(TO DO) Every record must appear in your copy exactly as written, with no pictures.

[Entries with chart source code]
********************
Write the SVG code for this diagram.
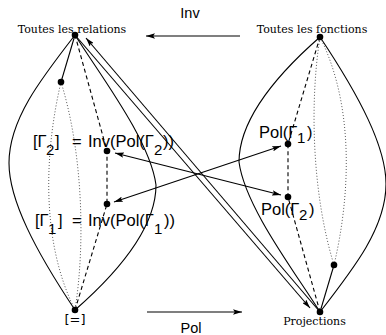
<svg xmlns="http://www.w3.org/2000/svg" width="386" height="335" viewBox="0 0 386 335">
<style>
.ln{fill:none;stroke:#000;stroke-width:1.1}
.dash{fill:none;stroke:#000;stroke-width:1.1;stroke-dasharray:4 3}
.dot{fill:none;stroke:#555;stroke-width:1;stroke-dasharray:1 2}
.nd{fill:#000}
.serif{font-family:"DejaVu Serif","Liberation Serif",serif;font-size:11px;fill:#000}
.m{font-family:"Liberation Sans",Arial,sans-serif;font-size:16.5px;fill:#000}
.s{font-size:15px}
.op{font-family:"Liberation Sans",Arial,sans-serif;font-size:14.5px;fill:#000}
</style>
<defs>
<marker id="ah" viewBox="0 0 10 6" refX="10" refY="3" markerWidth="9" markerHeight="5.4" orient="auto-start-reverse" markerUnits="userSpaceOnUse">
<path d="M0,0 L10,3 L0,6 L2,3 z" fill="#000"/>
</marker>
</defs>

<g id="lens-relations">
<path class="ln" d="M75,35 C40,80 9,120 9,163 C9,200 35,250 75,310"/>
<path class="ln" d="M75,35 C100,75 150,140 156,185 C156,230 115,275 75,310"/>
</g>
<g id="lens-fonctions">
<path class="ln" d="M320,312 C355,267 386,227 386,184 C386,147 360,97 320,37"/>
<path class="ln" d="M320,312 C295,272 245,207 239,162 C239,117 280,72 320,37"/>
</g>

<g id="connectors">
<path class="dot" d="M61,82 C45,150 40,240 75,310"/>
<path class="dot" d="M61,82 C82,150 86,240 75,310"/>
<path class="dot" d="M334,265 C350,197 355,107 320,37"/>
<path class="dot" d="M334,265 C313,197 309,107 320,37"/>
<polyline class="dash" points="75,35 107,151 107,204 75,310"/>
<polyline class="dash" points="320,37 288,144 288,197 320,312"/>
<line class="ln" x1="75" y1="35" x2="61" y2="82"/>
<line class="ln" x1="334" y1="265" x2="320" y2="312"/>
<line class="ln" x1="75" y1="35" x2="310" y2="308" marker-end="url(#ah)"/>
<line class="ln" x1="320" y1="312" x2="86" y2="38" marker-end="url(#ah)"/>
<line class="ln" x1="115" y1="153" x2="281" y2="195" marker-start="url(#ah)" marker-end="url(#ah)"/>
<line class="ln" x1="114" y1="202" x2="281" y2="146" marker-start="url(#ah)" marker-end="url(#ah)"/>
<line class="ln" x1="240" y1="36" x2="146" y2="36" marker-end="url(#ah)"/>
<line class="ln" x1="147" y1="312" x2="242" y2="312" marker-end="url(#ah)"/>
<text class="op" x="190" y="18" text-anchor="middle">Inv</text>
<text class="op" x="191" y="333" text-anchor="middle">Pol</text>
</g>

<g id="toutes-relations">
<text class="serif" x="72" y="33" text-anchor="middle">Toutes les relations</text>
<circle class="nd" cx="75" cy="35" r="3.3"/>
</g>
<g id="relations-d1">
<circle class="nd" cx="61" cy="82" r="3.3"/>
</g>
<g id="gamma2">
<text class="m"><tspan x="33" y="147">[Γ</tspan><tspan class="s" x="46" y="155">2</tspan><tspan x="55" y="147">]</tspan><tspan x="72" y="147">=</tspan><tspan x="88" y="147">Inv(Pol(Γ</tspan><tspan class="s" x="154" y="155">2</tspan><tspan x="163" y="147">))</tspan></text>
<circle class="nd" cx="107" cy="151" r="3.3"/>
</g>
<g id="gamma1">
<text class="m"><tspan x="35" y="226">[Γ</tspan><tspan class="s" x="48" y="234">1</tspan><tspan x="58" y="226">]</tspan><tspan x="72" y="226">=</tspan><tspan x="88" y="226">Inv(Pol(Γ</tspan><tspan class="s" x="154" y="234">1</tspan><tspan x="164" y="226">))</tspan></text>
<circle class="nd" cx="107" cy="204" r="3.3"/>
</g>
<g id="egal">
<circle class="nd" cx="75" cy="310" r="3.3"/>
<text x="75" y="324" text-anchor="middle" style="font-family:'DejaVu Sans',sans-serif;font-size:13px">[=]</text>
</g>

<g id="toutes-fonctions">
<text class="serif" x="312" y="33" text-anchor="middle">Toutes les fonctions</text>
<circle class="nd" cx="320" cy="37" r="3.3"/>
</g>
<g id="pol-gamma1">
<text class="m"><tspan x="259" y="138">Pol(Γ</tspan><tspan class="s" x="297" y="143">1</tspan><tspan x="307" y="138">)</tspan></text>
<circle class="nd" cx="288" cy="144" r="3.3"/>
</g>
<g id="pol-gamma2">
<text class="m"><tspan x="261" y="215">Pol(Γ</tspan><tspan class="s" x="299" y="220">2</tspan><tspan x="309" y="215">)</tspan></text>
<circle class="nd" cx="288" cy="197" r="3.3"/>
</g>
<g id="fonctions-d2">
<circle class="nd" cx="334" cy="265" r="3.3"/>
</g>
<g id="projections">
<circle class="nd" cx="320" cy="312" r="3.3"/>
<text class="serif" x="314.5" y="325" text-anchor="middle">Projections</text>
</g>
</svg>
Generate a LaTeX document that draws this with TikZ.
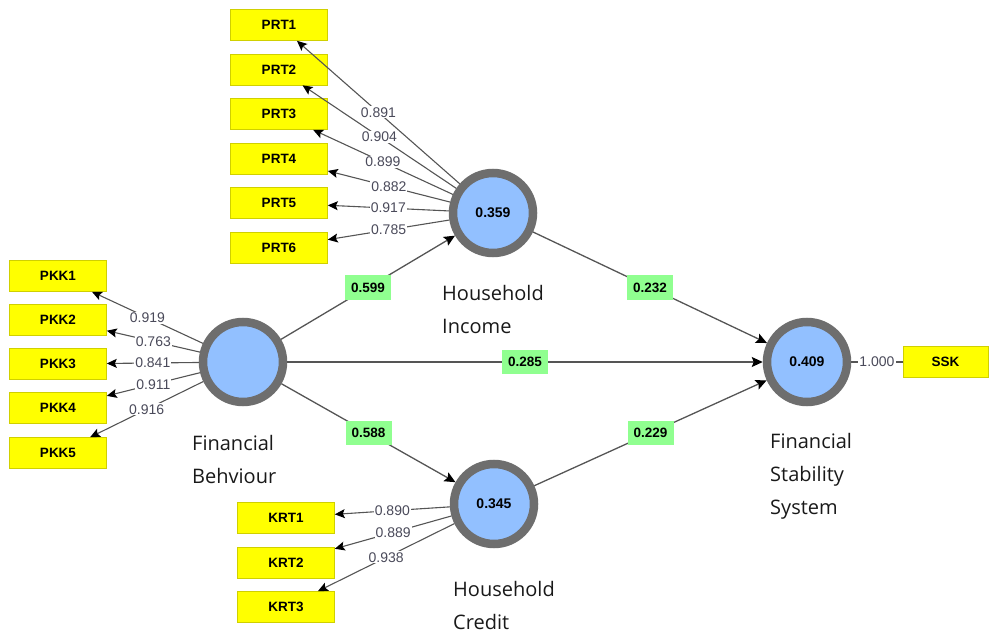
********************
(FINISHED ANSWER)
Write the SVG code for this diagram.
<svg xmlns="http://www.w3.org/2000/svg" width="386" height="335" viewBox="0 0 386 335">
<style>
.ln{fill:none;stroke:#000;stroke-width:1.1}
.dash{fill:none;stroke:#000;stroke-width:1.1;stroke-dasharray:4 3}
.dot{fill:none;stroke:#555;stroke-width:1;stroke-dasharray:1 2}
.nd{fill:#000}
.serif{font-family:"DejaVu Serif","Liberation Serif",serif;font-size:11px;fill:#000}
.m{font-family:"Liberation Sans",Arial,sans-serif;font-size:16.5px;fill:#000}
.s{font-size:15px}
.op{font-family:"Liberation Sans",Arial,sans-serif;font-size:14.5px;fill:#000}
</style>
<defs>
<marker id="ah" viewBox="0 0 10 6" refX="10" refY="3" markerWidth="9" markerHeight="5.4" orient="auto-start-reverse" markerUnits="userSpaceOnUse">
<path d="M0,0 L10,3 L0,6 L2,3 z" fill="#000"/>
</marker>
</defs>

<g id="lens-relations">
<path class="ln" d="M75,35 C40,80 9,120 9,163 C9,200 35,250 75,310"/>
<path class="ln" d="M75,35 C100,75 150,140 156,185 C156,230 115,275 75,310"/>
</g>
<g id="lens-fonctions">
<path class="ln" d="M320,312 C355,267 386,227 386,184 C386,147 360,97 320,37"/>
<path class="ln" d="M320,312 C295,272 245,207 239,162 C239,117 280,72 320,37"/>
</g>

<g id="connectors">
<path class="dot" d="M61,82 C45,150 40,240 75,310"/>
<path class="dot" d="M61,82 C82,150 86,240 75,310"/>
<path class="dot" d="M334,265 C350,197 355,107 320,37"/>
<path class="dot" d="M334,265 C313,197 309,107 320,37"/>
<polyline class="dash" points="75,35 107,151 107,204 75,310"/>
<polyline class="dash" points="320,37 288,144 288,197 320,312"/>
<line class="ln" x1="75" y1="35" x2="61" y2="82"/>
<line class="ln" x1="334" y1="265" x2="320" y2="312"/>
<line class="ln" x1="75" y1="35" x2="310" y2="308" marker-end="url(#ah)"/>
<line class="ln" x1="320" y1="312" x2="86" y2="38" marker-end="url(#ah)"/>
<line class="ln" x1="115" y1="153" x2="281" y2="195" marker-start="url(#ah)" marker-end="url(#ah)"/>
<line class="ln" x1="114" y1="202" x2="281" y2="146" marker-start="url(#ah)" marker-end="url(#ah)"/>
<line class="ln" x1="240" y1="36" x2="146" y2="36" marker-end="url(#ah)"/>
<line class="ln" x1="147" y1="312" x2="242" y2="312" marker-end="url(#ah)"/>
<text class="op" x="190" y="18" text-anchor="middle">Inv</text>
<text class="op" x="191" y="333" text-anchor="middle">Pol</text>
</g>

<g id="toutes-relations">
<text class="serif" x="72" y="33" text-anchor="middle">Toutes les relations</text>
<circle class="nd" cx="75" cy="35" r="3.3"/>
</g>
<g id="relations-d1">
<circle class="nd" cx="61" cy="82" r="3.3"/>
</g>
<g id="gamma2">
<text class="m"><tspan x="33" y="147">[Γ</tspan><tspan class="s" x="46" y="155">2</tspan><tspan x="55" y="147">]</tspan><tspan x="72" y="147">=</tspan><tspan x="88" y="147">Inv(Pol(Γ</tspan><tspan class="s" x="154" y="155">2</tspan><tspan x="163" y="147">))</tspan></text>
<circle class="nd" cx="107" cy="151" r="3.3"/>
</g>
<g id="gamma1">
<text class="m"><tspan x="35" y="226">[Γ</tspan><tspan class="s" x="48" y="234">1</tspan><tspan x="58" y="226">]</tspan><tspan x="72" y="226">=</tspan><tspan x="88" y="226">Inv(Pol(Γ</tspan><tspan class="s" x="154" y="234">1</tspan><tspan x="164" y="226">))</tspan></text>
<circle class="nd" cx="107" cy="204" r="3.3"/>
</g>
<g id="egal">
<circle class="nd" cx="75" cy="310" r="3.3"/>
<text x="75" y="324" text-anchor="middle" style="font-family:'DejaVu Sans',sans-serif;font-size:13px">[=]</text>
</g>

<g id="toutes-fonctions">
<text class="serif" x="312" y="33" text-anchor="middle">Toutes les fonctions</text>
<circle class="nd" cx="320" cy="37" r="3.3"/>
</g>
<g id="pol-gamma1">
<text class="m"><tspan x="259" y="138">Pol(Γ</tspan><tspan class="s" x="297" y="143">1</tspan><tspan x="307" y="138">)</tspan></text>
<circle class="nd" cx="288" cy="144" r="3.3"/>
</g>
<g id="pol-gamma2">
<text class="m"><tspan x="261" y="215">Pol(Γ</tspan><tspan class="s" x="299" y="220">2</tspan><tspan x="309" y="215">)</tspan></text>
<circle class="nd" cx="288" cy="197" r="3.3"/>
</g>
<g id="fonctions-d2">
<circle class="nd" cx="334" cy="265" r="3.3"/>
</g>
<g id="projections">
<circle class="nd" cx="320" cy="312" r="3.3"/>
<text class="serif" x="314.5" y="325" text-anchor="middle">Projections</text>
</g>
</svg>
Generate a LaTeX document that draws this with TikZ.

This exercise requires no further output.